São oito os títulos que integram a Coleção Portugal, uma coleção de livros esteticamente apelativos que oferecem uma visão de conjunto do nosso país, em edições bilingues, de capa dura, com breve texto e belíssimas fotografias a cores de Libório Manuel Silva, fotógrafo de património.
A edição é da Centro Atlântico, sendo que cada volume, de capa de cor distinta, é assinado por um autor diferente, corresponde, como o título indica, um concelho – e, em dois dos títulos, uma ilha.
A coleção Portugal, dos volumes 1 a 8, compõe-se assim da seguinte forma: Patrícia Reis (Sesimbra), Rita Ferro (Cascais), Bruno Vieira Amaral (Setúbal), João de Melo (Lisboa), Hugo Gonçalves (Sintra), Joel Neto (Terceira), Paulo M. Morais (São Miguel), Isabel Rio Novo (Porto).
O mote desta coleção é “Portugal inteiro dentro de um livro. Os escritores portugueses mais acarinhados e um fotógrafo de património”
A autoria das traduções para inglês são de Sara Veiga (vols. 1 a 3), Deolinda Adão (vols. 4 e 6), Ricardo Marques (vols. 5, 7 e 8). A natureza bilingue destas edições confere-lhes universalidade, mas também uma natureza potencialmente didática, como instrumento de leitura em sala de aula, por exemplo quando se trabalha com alunos estrangeiros.
O mote desta coleção, como consta em jeito de epígrafe, é o seguinte:
“Portugal inteiro dentro de um livro. Os escritores portugueses mais acarinhados e um fotógrafo de património. O mesmo horizonte para a ficção e a realidade, em que criatividade literária e riqueza fotográfica mergulham na nossa geografia. Um percurso concelho a concelho, ilha a ilha, escritor a escritor.”
Sesimbra, de Patrícia Reis
Patrícia Reis assina o primeiro volume da coleção, dedicado a Sesimbra.

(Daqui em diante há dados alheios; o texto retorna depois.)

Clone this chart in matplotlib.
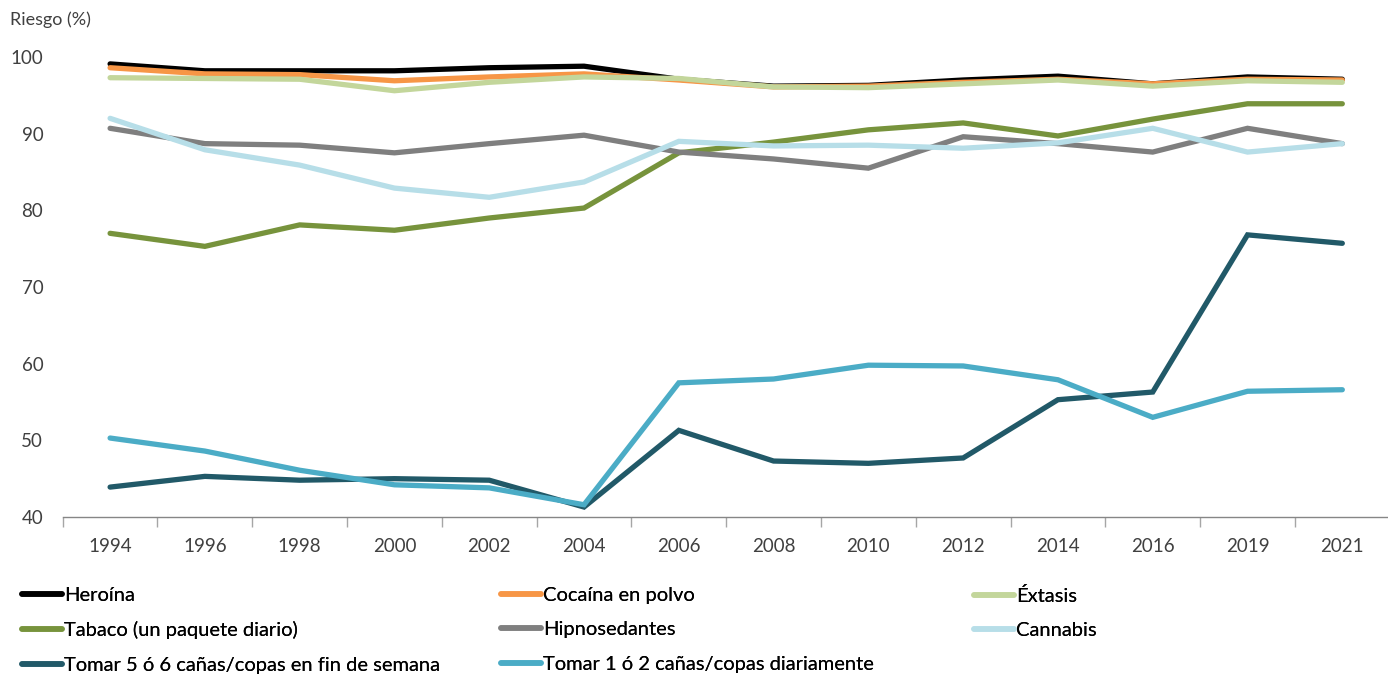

A voz da autora metamorfoseia-se aqui num depoimento de um miúdo ingénuo, “calado e franzino” (p. 19), como condiz a um bom ouvinte, capaz de apanhar muitas coisas no ar, que nos conduz a outro tempo, desfiando um rosário de recordações que poderão ser comuns a uma geração, desde o carro-biblioteca da Gulbenkian ao processo das Três Marias – não será por acaso que este episódio é aqui invocado, uma vez que poucos meses antes deste livro foi lançada A Desobediente, biografia de Maria Teresa Horta, também assinada por Patrícia Reis. Não será também coincidência que de um bom escutador resulte um bom contador de histórias:
“E eu com os olhos no mar e a caneta na mão, a descobrir a poesia na adolescência, que me salvou (…), a escrevinhar em todo o tipo de papéis, versos simples, tudo deveria ser o mais simples possível. Talvez a minha ingenuidade seja essa procura do que é chão, esquecendo o acessório. As palavras que me cabem no peito são feitas dessa matéria.” (pp. 55-57)
Um dos primeiros episódios que se relatam é de quando tinha 9 anos. Este rapaz conta-nos, num tempo anterior ao da Revolução, como os gémeos do Rocha compunham a paisagem de Sesimbra, à semelhança da Fortaleza de Santiago ou do Farol. O seu pai e o seu tio parecem configurar duas metades dessa paisagem de serra a estender-se sobre o mar, o pai ligado à terra, com a sua 4L, e o tio, com o seu barco, que era marinheiro. Embora o pai não se arrogue ser chamado de pescador, como o seu irmão gémeo, reconhece que é esse o legado familiar, pois são uma família de pescadores:
“Sesimbra também é isso, famílias que se prolongam, que se mantêm agarradas como correntes de ferro de uma âncora.” (p. 43)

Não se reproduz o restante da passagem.